ﻭﻟﻤﺎ ﺗﻐﻠﺐ العبيديون ﻋﻠﻰ اﻟﺒﻼﺩ اﻟﻤﺼﺮﻳﺔ ﻭاﻟﻤﻐﺮﺑﻴﺔ ﻭﻏﻴﺮﻫﺎ ﻭاﺩﻋﻮا اﻟﺨﻼﻓﺔ ﺯﻋﻤﻮا ﺃﻧﻬﻢ ﻣﻦ ﻗﺮﻳﺶ ﻣﻦ ﺫﺭﻳﺔ ﻋﻠﻲ – ﺭﺿﻲ اﻟﻠﻪ ﻋﻨﻪ -، ﻭﺇﻥ ﻃﻌﻦ ﻏﻴﺮﻫﻢ ﻓﻲ ﻧﺴﺒﻬﻢ ﻭﻣﻊ ﺫﻟﻚ ﻓﻠﻢ ﻳﻜﻮﻧﻮا ﺧﻠﻔﺎء اﻟﺠﻤﺎﻋﺔ ﻓﻤﺎ ﻛﺎﻧﺖ ﺧﻼﻓﺔ اﻟﺠﻤﺎﻋﺔ اﻟﻤﺘﻔﻖ ﻋﻠﻴﻬﺎ ﺑﺒﻐﺪاﺩ ﻓﻲ ﺑﻨﻲ اﻟﻌﺒﺎﺱ ﻭاﻟﻠﻪ ﺃﻋﻠﻢ
Ketika Al ‘Ubaidiyyun berhasil menaklukan negeri Mesir dan wilayah Maghrib (Maroko, Al Jazair, Tunisia dan sekitarnya-pen) juga selainnya, merekapun mengaku sebagai kekhilafahan (kepemimpinan umat), mereka mengaku dari suku Quraisy, dari keturunan Ali radhiyallahu anhu, walaupun pihak lain mencurigai kebenaran sisilah mereka.
Sehingga jika demikian, mereka itu tidak bisa disebut khalifah bagi seluruh muslimin. Jadi tetaplah khilafah bagi muslimin di seluruh wilayahnya yang disepakati (di masa itu pusat pemerintahannya) ada di Baghdad pada Bani Al Abbas (Dinasti Abbasiyyah-pen), wallahu a’lam.” (Thorhu At Tatsrib fi Syarh At Taqrib, hal. 80)
Demikianlah pembaca yang budiman, sekelumit petikan catatan sejarah yang merekam kondisi Dinasti Ubaidiyyin dalam kaca mata para ulama Islam.

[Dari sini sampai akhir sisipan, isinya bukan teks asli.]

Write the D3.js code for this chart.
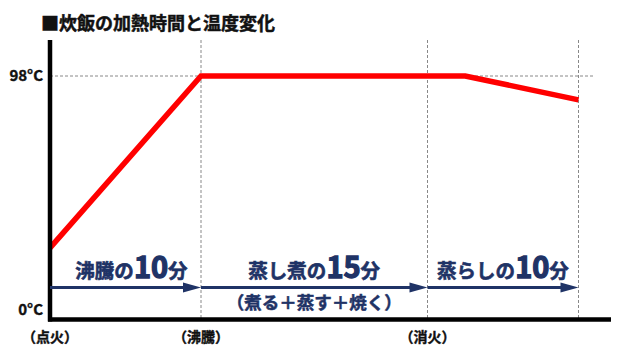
<!DOCTYPE html>
<html><head><meta charset="utf-8">
<script src="https://cdn.jsdelivr.net/npm/d3@7"></script>
<style>
body{margin:0;background:#fff;}
text{font-family:"Noto Sans CJK JP","Noto Sans",sans-serif;}
</style></head>
<body><svg id="c" width="640" height="360"></svg>
<script>
// Data
const times = [0, 10, 27.5, 35];          // minutes
const temps = [26, 98, 98, 88];           // °C
const yTicks = [0, 98];
const yTickLabels = ["0°C", "98°C"];
const xMarks = [0, 10, 25];
const xMarkLabels = ["（点火）", "（沸騰）", "（消火）"];
const vGrid = [10, 25, 35];
const phaseStart = [0, 10, 25];
const phaseEnd = [10, 25, 35];
const phaseName = ["沸騰の", "蒸し煮の", "蒸らしの"];
const phaseMin = ["10", "15", "10"];
const phaseSub = ["", "（煮る＋蒸す＋焼く）", ""];
const title = "■炊飯の加熱時間と温度変化";

const svg = d3.select("#c");
const x = d3.scaleLinear().domain([0, 35]).range([50, 578.5]);
const y = d3.scaleLinear().domain([0, 98]).range([310, 76]);
const navy = "#1f3366";

// title
svg.append("text").attr("x", 41).attr("y", 30).attr("font-size", 18).attr("font-weight", 700)
  .attr("fill", "#111").attr("stroke", "#111").attr("stroke-width", 0.5).text(title);

// horizontal gridline at 98
svg.append("line").attr("x1", x(0)).attr("x2", 593).attr("y1", y(98)).attr("y2", y(98))
  .attr("stroke", "#888").attr("stroke-width", 1).attr("stroke-dasharray", "3,2");
// vertical gridlines
svg.selectAll("line.vg").data(vGrid).join("line").attr("class", "vg")
  .attr("x1", d => x(d)).attr("x2", d => x(d)).attr("y1", 40).attr("y2", 318)
  .attr("stroke", "#888").attr("stroke-width", 1).attr("stroke-dasharray", "3,2");

// y tick labels
svg.selectAll("text.yt").data(yTicks).join("text").attr("class", "yt")
  .attr("x", 43).attr("y", d => y(d)).attr("dy", "0.36em").attr("text-anchor", "end")
  .attr("font-size", 15).attr("font-weight", 700).attr("fill", "#111")
  .attr("stroke", "#111").attr("stroke-width", 0.4)
  .text((d, i) => yTickLabels[i]);

// x mark labels
svg.selectAll("text.xt").data(xMarks).join("text").attr("class", "xt")
  .attr("x", d => x(d)).attr("y", 342).attr("text-anchor", "middle")
  .attr("font-size", 14).attr("font-weight", 700).attr("fill", "#111")
  .attr("stroke", "#111").attr("stroke-width", 0.4)
  .text((d, i) => xMarkLabels[i]);

// temperature line
const pts = times.map((t, i) => [t, temps[i]]);
svg.append("path").datum(pts)
  .attr("d", d3.line().x(d => x(d[0])).y(d => y(d[1])))
  .attr("fill", "none").attr("stroke", "#f00").attr("stroke-width", 5.5)
  .attr("stroke-linejoin", "miter");

// axes
svg.append("line").attr("x1", 50).attr("x2", 50).attr("y1", 40).attr("y2", 321.5)
  .attr("stroke", "#000").attr("stroke-width", 4.5);
svg.append("line").attr("x1", 48).attr("x2", 611).attr("y1", 319.5).attr("y2", 319.5)
  .attr("stroke", "#000").attr("stroke-width", 4.5);

// phase arrows
const ay = 287.5;
phaseStart.forEach((s, i) => {
  const x0 = x(s), x1 = x(phaseEnd[i]);
  svg.append("line").attr("x1", x0).attr("x2", x1 - 10).attr("y1", ay).attr("y2", ay)
    .attr("stroke", navy).attr("stroke-width", 3);
  svg.append("path").attr("d", `M${x1},${ay} L${x1 - 18},${ay - 5} L${x1 - 18},${ay + 5} Z`)
    .attr("fill", navy);
  const cx = (x0 + x1) / 2 + (i === 0 ? 6 : 0);
  const t = svg.append("text").attr("x", cx).attr("y", 278).attr("text-anchor", "middle")
    .attr("fill", navy).attr("stroke", navy).attr("font-weight", 700);
  t.append("tspan").attr("font-size", 19.5).attr("stroke-width", 0.6).text(phaseName[i]);
  t.append("tspan").attr("font-size", 29).attr("stroke-width", 1.3).text(phaseMin[i]);
  t.append("tspan").attr("font-size", 19.5).attr("stroke-width", 0.6).text("分");
  if (phaseSub[i]) {
    svg.append("text").attr("x", cx).attr("y", 309).attr("text-anchor", "middle")
      .attr("fill", navy).attr("stroke", navy).attr("stroke-width", 0.5)
      .attr("font-weight", 700).attr("font-size", 17.5).text(phaseSub[i]);
  }
});
</script></body></html>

Semoga menjadi pelajaran berharga bagi kita sekaligus bahan pertimbangan matang agar tidak serampangan ikut-ikutan melestarikan perayaan yang lebih kental nuansa pencitraan untuk mempertahankan hegemoni sosial maupun politik dibandingkan bukti kecintaan sejati kepada Nabi. Pilihan ada di tangan kita, akan membuktikan cinta kepada Nabi shallallahu alaihi wasallam dengan cara para sahabat yang telah meraih ridha Ilahi, ataukah musuh-musuh mereka yang sarat kebencian dan pemalsuan terhadap syariat Nabi? Semoga akal sehat masih tertanam dalam sanubari.